Und weil dieser Bildungsauftrag Lehrerinnen und Lehrer letztlich zur politischen und religiösen Neutralität verpflichtet in dem Sinne, dass Schüler/-innen nicht durch die Meinung ihrer Lehrer/-innen in ihren Einstellungen manipuliert werden dürfen, sondern sich in Abwägung diverser Positionen eine eigene Meinung, eine eigene Einstellung zu den Dingen dieser Welt erwerben sollen, sind Lehrer/-innen aufgefordert, es ihren Schüler/-innen durch Nachdenken und Skepsis zu ermöglichen, sich diese zu erarbeiten. Das heißt nicht, dass Lehrer/-innen ihre eigenen Positionen grundsätzlich verschweigen müssen, aber im Sinne des Bildungsauftrags darf diese Position kein Dogma sein, sondern auch Lehrer/-innen müssen so offen sein, dass sie sich an dieser Stelle zur Disposition stellen können.

Je älter Schüler/-innen sind, um so besser können sie mit Lehrer/-innen umgehen, die aus ihren Einstellungen keinen Hehl machen, wo es vielleicht auch zu deren Authentizität gehört, dass sie ihre eigene Position vertreten.

Aber Kinder in der Grundschule z.B. lieben ihre Lehrerinnen. Und auch wenn eine Einzelfallprüfung ergeben hat - wie auch immer das gehen soll, dass eine Lehrerin das Kopftuch ohne Druck z.B. ihrer Familie trägt, dass sie ‚nur' ihre Religion lebt, welche Antworten wird sie mit welchen Auswirkungen Schüler/-innen geben?

Welche "Beeinflussungen" lassen wir in der Schule zu, ist die Botschaft, die eine Lehrerin, die ein Kreuz um den Hals trägt, mit der des Kopftuches gleichzusetzen? Ist es für uns bedeutsam, den gesellschaftlichen Bildungsauftrag von religiöser Beeinflussung zu trennen? Steckt hinter dem Kopftuch und der damit verbundenen Einstellung zu Religion und Staat mehr als ein simples Glaubensbekenntnis? Ob Glaubensbekenntnis oder mehr - wie gehen wir damit in öffentlichen Schulen um? Ist jede Botschaft, die mit dem Kopftuch an unsere Schüler/-innen gebracht werden könnte, mit unserem gesellschaftlichen Selbstverständnis, z.B. mit der Gleichberechtigung von Männern und Frauen vereinbar?
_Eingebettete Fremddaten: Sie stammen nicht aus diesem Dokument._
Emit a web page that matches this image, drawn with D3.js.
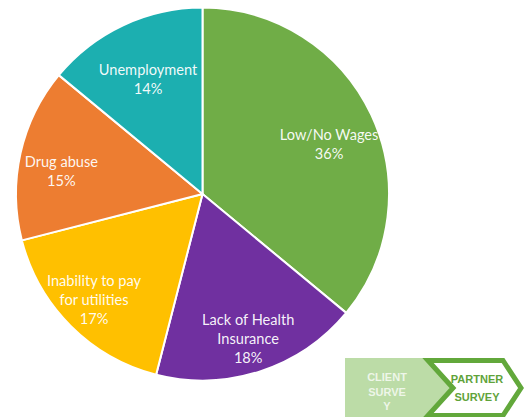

Vereinbar mit der damit verbundenen Aus- bzw. Abgrenzung?

Es gibt noch viel mehr Fragen, die wir uns stellen müssen. Political correctness ist nicht immer hilfreich beim Herangehen an alle diese Fragen, das Ignorieren von mehr oder weniger versteckten Emotionen bringt auch nicht weiter, sondern eher irgendwann das sog. Fass zum Überlaufen.

Wir als GRÜNE stecken in dieser Diskussion in einer Zwickmühle: Wir sind eine politische Partei mit definierten politischen Positionen und Zielvorstellungen. Und damit vertreten wir in der Öffentlichkeit auch Wähler/-innen, die Weltoffenheit, Toleranz usw. bewusst und begründet gelebt sehen wollen. Auf der einen Seite sind das Menschen, die in dieser Gesellschaft ihre Wurzeln haben, auf der anderen Seite aber auch Menschen, die aus islamischen Ländern zu uns gekommen sind und die die für sie religiös verbrämte politische Botschaft hinter dem Kopftuch weder in ihren Heimatländern noch bei uns akzeptieren wollen. Gerade Frauen können diese Botschaft nicht akzeptieren, die für sie u.a. auch ein Signal der Herrschaft der Männer über Frauen bedeutet. Und die so praktizierte Ungleichheit von Mann und Frau wäre so grundgesetzwidrig. Und genau deshalb müssen wir als GRÜNE die Diskussion um die Definition der gesellschaftlichen Toleranz und die Grenzen der Toleranz führen, weil wir sonst in Gefahr laufen, genau diese Toleranz preiszugeben, bevor sie sich tatsächlich zur Grundlage des Zusammenlebens in unserer Gesellschaft entwickelt hat - und das nicht nur in Sonntagsreden.

Und vergessen wir auch nicht auf dem Weg zum Umgang mit dem Kopftuch im Unterricht, dass das Ablegen des Kopftuches für viele auch bei uns lebende Muslime ein hoffnungsfrohes Zeichen der Aufklärung im Islam bedeutet.